(186m) Migration and Deformation of Droplets and Bubbles Rising in a Wall Bounded Shear Flow at Small and Finite Reynolds Numbers | AIChE

(186m) Migration and Deformation of Droplets and Bubbles Rising in a Wall Bounded Shear Flow at Small and Finite Reynolds Numbers

Authors 

Takemura, F. - Presenter, National Institute of Advanced Industrial Science and Technology
Magnaudet, J. - Presenter, Institut de Mécanique des Fluides de Toulouse


Determining how buoyant particles and bubbles migrate horizontally in a vertical pipe flow is of central importance to estimate the averaged characteristics of the corresponding widespread two-phase flow, including the local volume fraction of the dispersed phase, wall friction and heat exchange through the wall. This determination is made difficult by the fact that any particle moving in a wall-bounded shear flow experiences two different types of lift forces, one being due to the local shear while the other results directly from the presence of the wall. Things are even more complex with drops and bubbles which may deform in such a flow and undergo an additional deformation-induced lift force. These ingredients make it difficult to predict analytically the magnitude or even the direction of the resulting lift force.

In the present study we investigate the migration and deformation of droplets and bubbles in a wall-bounded linear shear flow via experiments, analytical predictions, and computational solutions in the Stokes-flow limit. An apparatus in which a CCD camera and a microscope follow the rising bubble are used for Reynolds numbers less than 5; this apparatus allows us to determine accurately the bubble radius contour and rising speed, together with the distance between the bubble and the wall. The computational solutions are based on our three-dimensional fully-implicit interfacial spectral boundary element algorithm.

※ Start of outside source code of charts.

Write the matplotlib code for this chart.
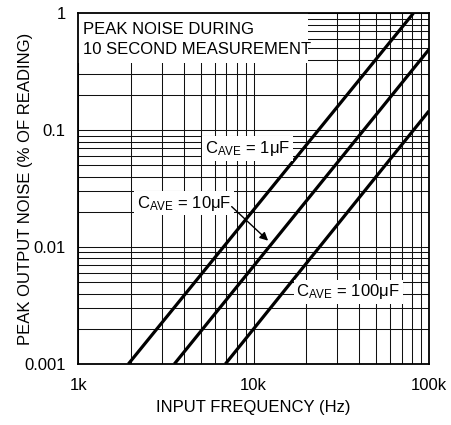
import matplotlib
matplotlib.use('Agg')
import matplotlib.pyplot as plt
from matplotlib.patches import Rectangle
from matplotlib.ticker import FixedLocator, FixedFormatter, LogLocator, NullFormatter

plt.rcParams['font.family'] = ['Liberation Sans', 'DejaVu Sans']
plt.rcParams['mathtext.fontset'] = 'custom'
plt.rcParams['mathtext.rm'] = 'Liberation Sans'
plt.rcParams['mathtext.it'] = 'Liberation Sans'

FS = 12

# curves (end points of each straight line on log-log)
f_1u = [1930, 81500]
n_1u = [0.001, 1.0]
f_10u = [3530, 100000]
n_10u = [0.001, 0.49]
f_100u = [6900, 100000]
n_100u = [0.001, 0.146]

xticks = [1e3, 1e4, 1e5]
xlabels = ['1k', '10k', '100k']
yticks = [0.001, 0.01, 0.1, 1]
ylabels = ['0.001', '0.01', '0.1', '1']

fig = plt.figure(figsize=(4.51, 4.25), dpi=100)
ax = fig.add_axes([0.1736, 0.1435, 0.951 - 0.1736, 0.9687 - 0.1435])

ax.set_xscale('log')
ax.set_yscale('log')
ax.set_xlim(1e3, 1e5)
ax.set_ylim(0.001, 1)

for f, n in [(f_1u, n_1u), (f_10u, n_10u), (f_100u, n_100u)]:
    ax.plot(f, n, color='black', lw=2.3, solid_capstyle='butt', zorder=4)

ax.xaxis.set_major_locator(FixedLocator(xticks))
ax.xaxis.set_major_formatter(FixedFormatter(xlabels))
ax.yaxis.set_major_locator(FixedLocator(yticks))
ax.yaxis.set_major_formatter(FixedFormatter(ylabels))
ax.xaxis.set_minor_locator(LogLocator(base=10, subs=range(2, 10)))
ax.yaxis.set_minor_locator(LogLocator(base=10, subs=range(2, 10)))
ax.xaxis.set_minor_formatter(NullFormatter())
ax.yaxis.set_minor_formatter(NullFormatter())
ax.tick_params(which='both', length=0, labelsize=FS)
ax.tick_params(axis='y', pad=9)
ax.tick_params(axis='x', pad=10)
ax.grid(which='both', color='#111111', lw=0.75)
for s in ax.spines.values():
    s.set_linewidth(1.3)
    s.set_zorder(7)

ax.set_xlabel('INPUT FREQUENCY (Hz)', fontsize=FS)
ax.set_ylabel('PEAK OUTPUT NOISE (% OF READING)', fontsize=FS)
ax.xaxis.set_label_coords(0.5, -0.102)
ax.yaxis.label.set_va('center')
ax.yaxis.set_label_coords(-0.15, 0.5)

# white patch behind the note in the top-left corner
ax.add_patch(Rectangle((0, 0.858), 0.655, 0.142, transform=ax.transAxes,
                       facecolor='white', edgecolor='none', zorder=5))
ax.text(0.013, 0.975, 'PEAK NOISE DURING\n10 SECOND MEASUREMENT', transform=ax.transAxes,
        ha='left', va='top', fontsize=FS, linespacing=1.45, zorder=6)

box = dict(facecolor='white', edgecolor='none', pad=2)
ax.text(9.2e3, 0.070, r'C$_{\mathrm{AVE}}$ = 1$\mathrm{\mu}$F', ha='center', va='center',
        fontsize=FS, bbox=box, zorder=5)
ax.text(4.0e3, 0.0238, r'C$_{\mathrm{AVE}}$ = 10$\mathrm{\mu}$F', ha='center', va='center',
        fontsize=FS, bbox=box, zorder=5)
ax.text(3.47e4, 0.00414, r'C$_{\mathrm{AVE}}$ = 100$\mathrm{\mu}$F', ha='center', va='center',
        fontsize=FS, bbox=box, zorder=5)

ax.annotate('', xy=(1.21e4, 0.01135), xytext=(7.5e3, 0.0222),
            arrowprops=dict(arrowstyle='-|>', color='black', lw=1.0, mutation_scale=12,
                            shrinkA=0, shrinkB=0),
            zorder=6)

fig.savefig('out.png', dpi=100)
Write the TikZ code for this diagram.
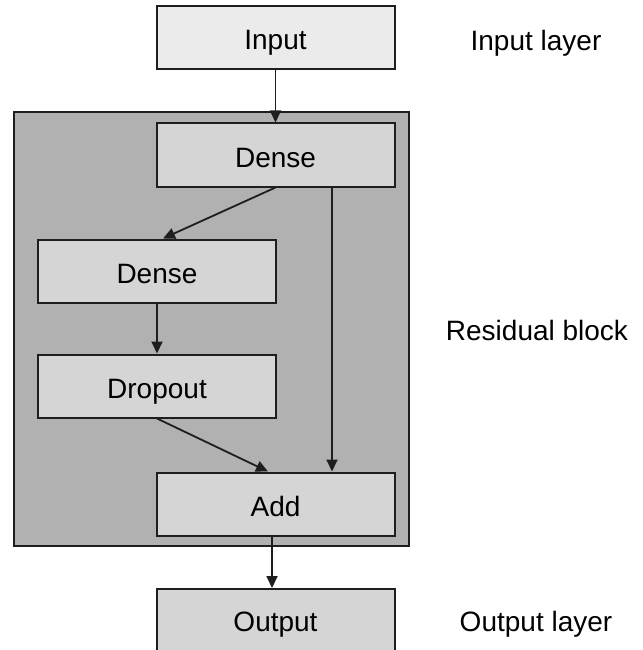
\documentclass[tikz,border=0pt]{standalone}
\usepackage{fontspec}
\setmainfont{Liberation Sans}
\usetikzlibrary{arrows.meta}
\definecolor{blockgray}{HTML}{B1B1B1}
\definecolor{layergray}{HTML}{D5D5D5}
\definecolor{inputgray}{HTML}{EBEBEB}
\definecolor{edgegray}{HTML}{1E1E1E}
\tikzset{
  txt/.style={font=\fontsize{28}{32}\selectfont, text height=24pt, text depth=0pt},
  layerbox/.style={txt, draw=edgegray, line width=2pt, fill=layergray, minimum width=238pt,
    minimum height=63pt, inner sep=0pt},
  sidelabel/.style={txt, inner sep=0pt},
  flow/.style={draw=edgegray, line width=1.8pt, -{Triangle[length=12pt,width=11pt]}}
}
\begin{document}
\begin{tikzpicture}[x=1pt,y=-1pt]
\useasboundingbox (0,0) rectangle (642,650);
% residual block background
\draw[draw=edgegray, line width=2pt, fill=blockgray] (14,112) rectangle (409,546);
% layers
\node[layerbox, fill=inputgray] (input) at (275.5,38) {Input};
\node[layerbox] (dense1) at (275.5,155) {Dense};
\node[layerbox] (dense2) at (157,271) {Dense};
\node[layerbox] (drop) at (157,386) {Dropout};
\node[layerbox] (add) at (275.5,504) {Add};
\node[layerbox, minimum height=70pt, anchor=north] (output) at (275.5,588) {};
\node[txt] (outtext) at (275.5,619) {Output};
% side labels
\node[sidelabel] (lin) at (536,39) {Input layer};
\node[sidelabel] (lres) at (537,328) {Residual block};
\node[sidelabel] (lout) at (536,619) {Output layer};
% connections
\draw[flow] (input.south) -- (dense1.north);
\draw[flow] (dense1.south) -- (dense2.north -| 163,0);
\draw[flow] (dense2.south) -- (drop.north);
\draw[flow] (drop.south) -- (add.north -| 268,0);
\draw[flow] (dense1.south -| 332,0) -- (add.north -| 332,0);
\draw[flow] (add.south -| 272,0) -- (output.north -| 272,0);
\end{tikzpicture}
\end{document}
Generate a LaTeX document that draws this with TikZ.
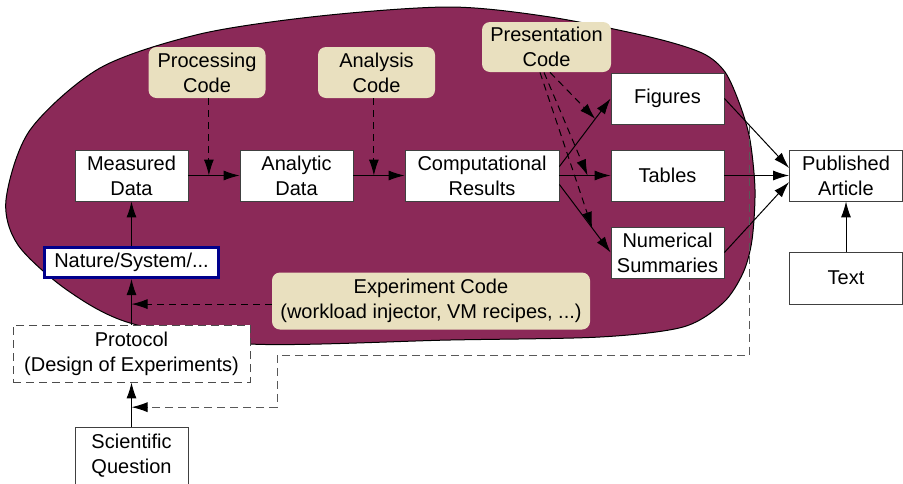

The effects of the interfacial deformation become significant when the viscosity of the suspending liquid is large enough. In this regime, we determine the shape of the drops/bubbles and the deformation-induced transverse force. Our experimental and computational findings are in good agreement while the theoretical prediction of Magnaudet, Takagi and Legendre (JFM, 2003) is found to predict accurately the deformation but to severely underpredict the deformation-induced lift force.